Les années des amours de Sonia Mossé avec Agnès Capri, Judith – une Anglaise aussi rousse qu’amusante –, et Nusch, ses amitiés fécondes avec Antonin Artaud – je n’ai cessé de prier pour vous –, Giacometti, Balthus, Desnos, ou encore Jean Paulhan – Il faut écouter sa peur, et ce n’est qu’ensuite qu’on peut se satisfaire d’avoir été courageux –, et puis la dénonciation et l’arrestation avec sa sœur Esther, car elles sont juives et libres, par des policiers français, avant l’internement et la déportation vers la mort planifiée des Juifs d’Europe. Sonia Mossé, une reine sans couronne est le roman d’une étoile qui irradie, éblouit, surprend, étonne, bouleverse ceux qui l’approchent, l’aiment, ou tout simplement l’écoutent, le roman d’une femme d’art et de conversation. Sonia Mossé aura œuvré dans la Haute Couture, et elle construira sa vie ainsi.
« – Si tu veux y rester (à Paris), ne change pas d’adresse, ne cherche pas à te cacher. En ville, dans chaque immeuble, il y a un mouchard qui attend son heure. Rue de l’Université, tu as tes habitudes, tu es connue, et a priori personne ne semble te soupçonner d’être juive puisque tu ne rases pas les murs.

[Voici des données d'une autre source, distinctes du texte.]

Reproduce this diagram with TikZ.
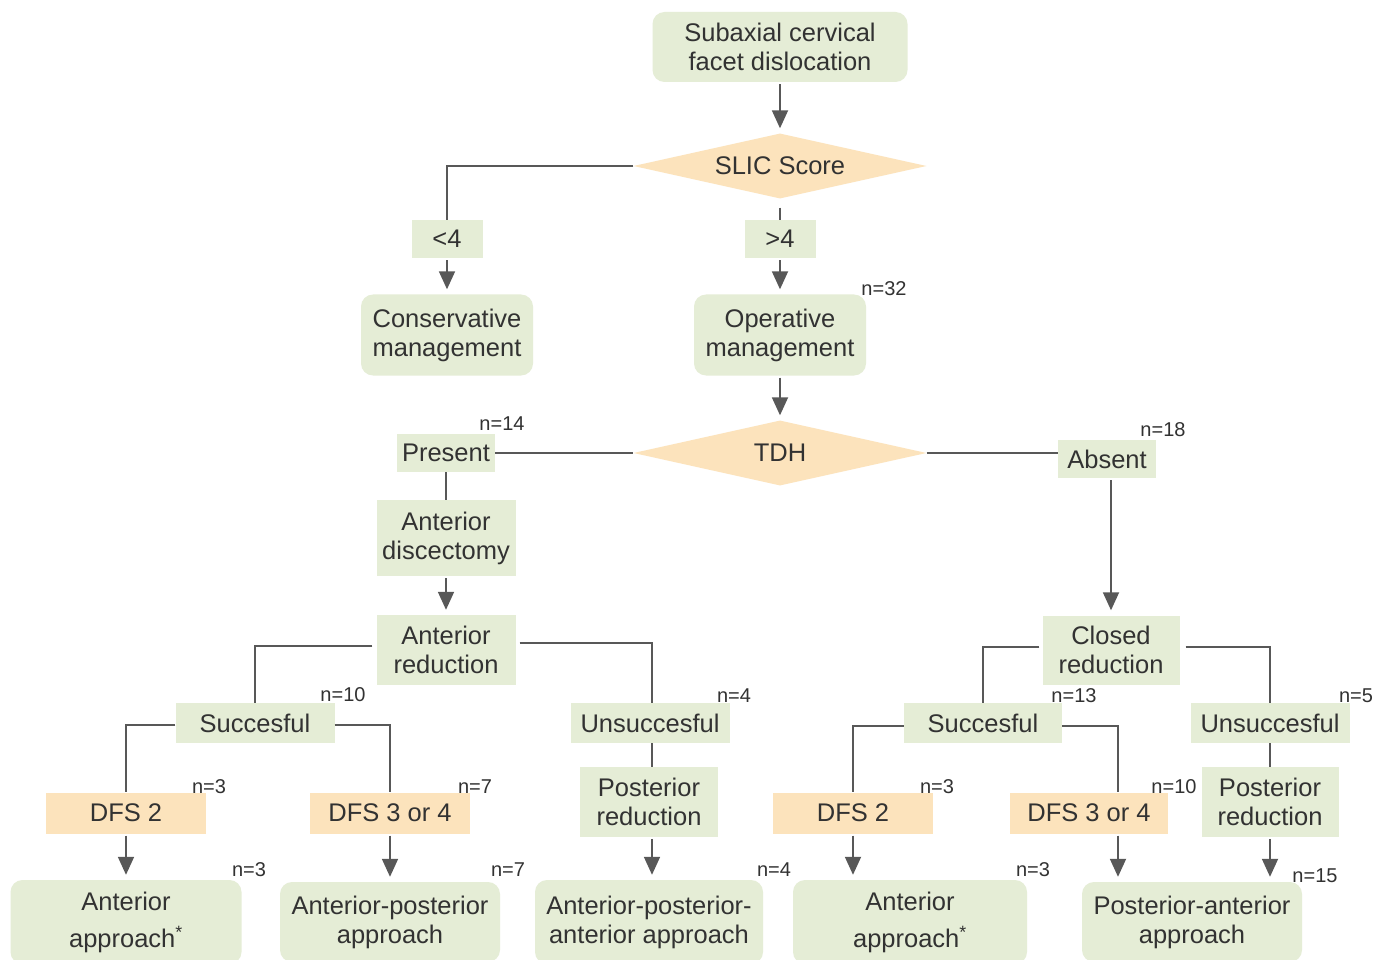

– Et moi qui pensais que tu m’aiderais à devenir invisible ! ».
(dialogue avec Éluard)
Être romancier, c’est notamment avoir le bon goût des dialogues, et Gérard Guégan en possède toutes les saveurs, la force, la vivacité, la légèreté, le trouble, l’arc et la flèche dans la manière de les assembler. Ils irriguent ce roman éblouissant, attaché à l’Histoire et à ses détails, ils en sont le terreau romanesque, et entre chaque échange, on voit se dessiner les portraits de Sonia Mossé, Paul Éluard, Jean Paulhan, Théodore Fraenkel, Louis Aragon – Une vie où les ruptures ont défiguré nos rêves de jeunesse ! Une vie où nous sommes devenus les ennemis de nous-mêmes… –, et Gérard Guégan laisse aussi y infuser entre ces phrases, les craintes de la terreur qui s’annonce, de la chasse aux femmes, aux enfants et aux hommes étoilés. Gérard Guégan pratique l’art littéraire du bref, de l’éclat, il ne garde que le muscle de son intrigue, chasse le gras, ses phrases sont parfois des uppercuts, et leur enchaînement swingue et danse. Sonia Mossé, une reine sans couronne est un roman étoilé, où rayonne Sonia Mossé, une femme légère et piquante, une irrégulière touchée par la grâce, la liberté et la joie, à la fois solaire et lunaire, des braises couvent sous son regard, et ses mots s’enflamment quand elle démasque la trahison. Cette traversée, en un éclair de son siècle, ces quelques années partagées avec des artistes et des amoureuses, éblouissent ce roman bref et vif, ce roman qui a l’intensité des standards de jazz, où chaque note, chaque accord est pesé, comme on le ferait de pierres précieuses.
Philippe Chauché
(1) Fraenkel, un éclair dans la nuit :
https://www.lacauselitteraire.fr/fraenkel-un-eclair-dans-la-nuit-gerard-guegan-par-philippe-chauche
Gérard Guégan fut éditeur (Champ Libre, Sagittaire), écrivain, il lui arriva de changer de nom pour la situation romanesque et historique – Yann Cloarec, Philippe Carella, Freddie Lafargue –, d’aimer le cinéma et d’en écrire des dictionnaires, et d’éditer des romans. On lui doit notamment : Nikolaï, le bolchevik amoureux (Vagabonde), Hemingway, Hammett, dernière ; Tout a une fin, Drieu (Gallimard), Qui dira la souffrance d’Aragon ? (Stock), ou encore Les Cannibales n’ont pas de cimetières (Grasset) et Les Irrégulières suivi de Les Irréguliers (Flammarion).